DIRECTION. Retype the lines from the first one in the records down to the line containing "-0.45, -0.3, -0.3, -0.43, -0.35, -0.25]", counting both, and leave out any pictures.

DATASET.
◆ ◆ ◆ ◆

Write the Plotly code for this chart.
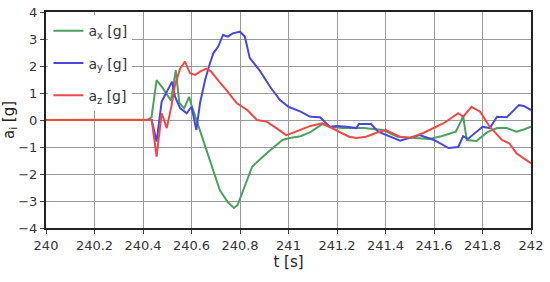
import plotly.graph_objects as go

# a_x
t_x = [240.0, 240.42, 240.435, 240.456, 240.48, 240.5, 240.515, 240.535, 240.55, 240.57,
       240.59, 240.6, 240.62, 240.635, 240.676, 240.717, 240.75, 240.775, 240.79, 240.82,
       240.85, 240.91, 240.975, 241.005, 241.05, 241.09, 241.14, 241.17, 241.22, 241.31,
       241.39, 241.45, 241.53, 241.58, 241.63, 241.69, 241.71, 241.72, 241.735, 241.775,
       241.82, 241.86, 241.9, 241.94, 241.97, 242.0]
a_x = [0, 0.02, 0.1, 1.48, 1.2, 0.9, 0.72, 1.85, 0.63, 0.44,
       0.86, 0.55, 0.0, -0.4, -1.48, -2.6, -3.05, -3.26, -3.15, -2.4,
       -1.73, -1.23, -0.74, -0.67, -0.6, -0.45, -0.15, -0.25, -0.3, -0.3,
       -0.37, -0.62, -0.67, -0.7, -0.6, -0.43, -0.06, 0.15, -0.74, -0.78,
       -0.45, -0.3, -0.3, -0.43, -0.35, -0.25]

# a_y
t_y = [240.0, 240.42, 240.436, 240.456, 240.477, 240.52, 240.532, 240.553, 240.58, 240.6,
       240.62, 240.635, 240.656, 240.676, 240.69, 240.71, 240.73, 240.75, 240.77, 240.8,
       240.82, 240.84, 240.88, 240.924, 240.965, 241.0, 241.05, 241.09, 241.13, 241.17,
       241.2, 241.24, 241.28, 241.29, 241.34, 241.37, 241.46, 241.54, 241.6, 241.66,
       241.7, 241.72, 241.74, 241.8, 241.83, 241.86, 241.9, 241.95, 241.97, 242.0]
a_y = [0, 0.0, 0.0, -0.8, 0.68, 1.42, 0.86, 0.44, 0.25, 0.49,
       -0.37, 0.62, 1.48, 2.1, 2.47, 2.72, 3.15, 3.09, 3.21, 3.27,
       3.09, 2.3, 1.85, 1.23, 0.74, 0.49, 0.31, 0.12, 0.1, -0.25,
       -0.22, -0.25, -0.3, -0.15, -0.15, -0.43, -0.77, -0.56, -0.74, -1.04,
       -1.0, -0.6, -0.7, -0.25, -0.3, 0.12, 0.1, 0.55, 0.52, 0.37]

# a_z
t_z = [240.0, 240.42, 240.436, 240.456, 240.477, 240.498, 240.518, 240.532, 240.553, 240.573,
       240.594, 240.615, 240.635, 240.66, 240.68, 240.72, 240.745, 240.787, 240.83, 240.87,
       240.91, 240.95, 240.99, 241.03, 241.09, 241.14, 241.18, 241.25, 241.28, 241.32,
       241.36, 241.4, 241.46, 241.5, 241.555, 241.64, 241.7, 241.72, 241.755, 241.79,
       241.83, 241.88, 241.91, 241.94, 241.97, 242.0]
a_z = [0, 0, 0, -1.36, 0.25, -0.3, 0.55, 1.3, 1.9, 2.16,
       1.73, 1.67, 1.79, 1.9, 1.8, 1.36, 1.1, 0.62, 0.37, 0.0,
       -0.06, -0.3, -0.56, -0.43, -0.22, -0.12, -0.3, -0.62, -0.67, -0.62,
       -0.48, -0.37, -0.62, -0.67, -0.48, -0.12, 0.25, 0.12, 0.49, 0.31,
       -0.25, -0.74, -0.86, -1.23, -1.42, -1.6]

series = [
    ("a<sub>x</sub> [g]", t_x, a_x, "rgb(78,160,96)"),
    ("a<sub>y</sub> [g]", t_y, a_y, "rgb(72,72,222)"),
    ("a<sub>z</sub> [g]", t_z, a_z, "rgb(240,72,72)"),
]

fig = go.Figure()
for i, (name, t, a, col) in enumerate(series):
    fig.add_trace(go.Scatter(x=t, y=a, name=name, mode="lines", legendgroup=str(i),
                             line=dict(color=col, width=2)))

axis_common = dict(
    showgrid=True, gridcolor="#9a9a9a", gridwidth=1.3,
    showline=True, linecolor="#222", linewidth=2, mirror=True,
    ticks="outside", ticklen=4, tickcolor="#444", zeroline=False,
    tickfont=dict(size=13, color="#333"), automargin=False,
)

fig.update_xaxes(range=[240, 242], dtick=0.2, tick0=240,
                 title=dict(text="t [s]", font=dict(size=15, color="#222"), standoff=2),
                 **axis_common)
fig.update_yaxes(range=[-4, 4], dtick=1,
                 title=dict(text="a<sub>i</sub> [g]", font=dict(size=15, color="#222"), standoff=4),
                 **axis_common)

fig.update_layout(
    width=550, height=282,
    margin=dict(l=46, r=19, t=12, b=54),
    plot_bgcolor="white", paper_bgcolor="white",
    font=dict(family="DejaVu Sans", size=13, color="#333"),
    legend=dict(x=0.005, y=0.985, xanchor="left", yanchor="top",
                bgcolor="white", tracegroupgap=11,
                font=dict(size=14, color="#333"), itemwidth=30),
    showlegend=True,
)

# drop the default page margin so the figure sits at the window's corner
fig.write_html("out.html", config={"displayModeBar": False},
               post_script="document.body.style.margin='0';")
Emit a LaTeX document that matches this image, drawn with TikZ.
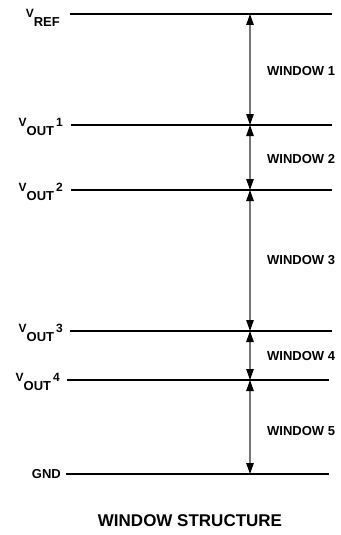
\documentclass[tikz,border=0pt]{standalone}
\usepackage{fontspec}
\setmainfont{Liberation Sans}
\usetikzlibrary{arrows.meta}
\definecolor{shaftgray}{RGB}{118,118,118}
\newcommand{\vname}[2]{{\fontsize{12}{12}\selectfont V}\raisebox{-8.5pt}{\fontsize{13}{13}\selectfont #1}{\fontsize{12}{12}\selectfont\,#2}}

\begin{document}
\begin{tikzpicture}[x=1pt,y=-1pt,font=\bfseries\fontsize{13}{15}\selectfont,
    level/.style={line width=1.5pt},
    gap/.style={draw=shaftgray,line width=1.1pt,
      {Triangle[length=11pt,width=7.5pt,color=black]}-{Triangle[length=11pt,width=7.5pt,color=black]}},
    win/.style={anchor=west,inner sep=0pt}]
    \useasboundingbox (0,0) rectangle (340,535);

    \coordinate (L0) at (70,14);  \coordinate (R0) at (332,14);
    \coordinate (L1) at (71,125); \coordinate (R1) at (332,125);
    \coordinate (L2) at (71,190); \coordinate (R2) at (332,190);
    \coordinate (L3) at (70,331); \coordinate (R3) at (332,331);
    \coordinate (L4) at (67,380); \coordinate (R4) at (329,380);
    \coordinate (L5) at (66,474); \coordinate (R5) at (329,474);

    \coordinate (A0) at (250,14);
    \coordinate (A1) at (250,125);
    \coordinate (A2) at (250,190);
    \coordinate (A3) at (250,331);
    \coordinate (A4) at (250,380);
    \coordinate (A5) at (250,474);

    \draw [level] (L0) -- (R0);
    \draw [level] (L1) -- (R1);
    \draw [level] (L2) -- (R2);
    \draw [level] (L3) -- (R3);
    \draw [level] (L4) -- (R4);
    \draw [level] (L5) -- (R5);

    \draw [gap] (A0) -- (A1);
    \draw [gap] (A1) -- (A2);
    \draw [gap] (A2) -- (A3);
    \draw [gap] (A3) -- (A4);
    \draw [gap] (A4) -- (A5);

    \node [anchor=base east,inner sep=0pt] (vref) at (62,18) {\vname{REF}{}};
    \node [anchor=base east,inner sep=0pt] (vout1) at (63,126.5) {\vname{OUT}{1}};
    \node [anchor=base east,inner sep=0pt] (vout2) at (63,191.5) {\vname{OUT}{2}};
    \node [anchor=base east,inner sep=0pt] (vout3) at (63,332.5) {\vname{OUT}{3}};
    \node [anchor=base east,inner sep=0pt] (vout4) at (60,381.5) {\vname{OUT}{4}};
    \node [anchor=east,inner sep=0pt] (gnd) at (61,474.5) {GND};

    \node [win] (w1) at (267,71) {WINDOW 1};
    \node [win] (w2) at (267,159) {WINDOW 2};
    \node [win] (w3) at (267,260) {WINDOW 3};
    \node [win] (w4) at (267,356) {WINDOW 4};
    \node [win] (w5) at (267,431) {WINDOW 5};

    \node [font=\bfseries\fontsize{17}{20}\selectfont] (title) at (190,521) {WINDOW STRUCTURE};
\end{tikzpicture}
\end{document}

◆ ◆ ◆ ◆

ANSWER TO THE EXERCISE.
Write the Plotly code for this chart.
import plotly.graph_objects as go

# a_x
t_x = [240.0, 240.42, 240.435, 240.456, 240.48, 240.5, 240.515, 240.535, 240.55, 240.57,
       240.59, 240.6, 240.62, 240.635, 240.676, 240.717, 240.75, 240.775, 240.79, 240.82,
       240.85, 240.91, 240.975, 241.005, 241.05, 241.09, 241.14, 241.17, 241.22, 241.31,
       241.39, 241.45, 241.53, 241.58, 241.63, 241.69, 241.71, 241.72, 241.735, 241.775,
       241.82, 241.86, 241.9, 241.94, 241.97, 242.0]
a_x = [0, 0.02, 0.1, 1.48, 1.2, 0.9, 0.72, 1.85, 0.63, 0.44,
       0.86, 0.55, 0.0, -0.4, -1.48, -2.6, -3.05, -3.26, -3.15, -2.4,
       -1.73, -1.23, -0.74, -0.67, -0.6, -0.45, -0.15, -0.25, -0.3, -0.3,
       -0.37, -0.62, -0.67, -0.7, -0.6, -0.43, -0.06, 0.15, -0.74, -0.78,
       -0.45, -0.3, -0.3, -0.43, -0.35, -0.25]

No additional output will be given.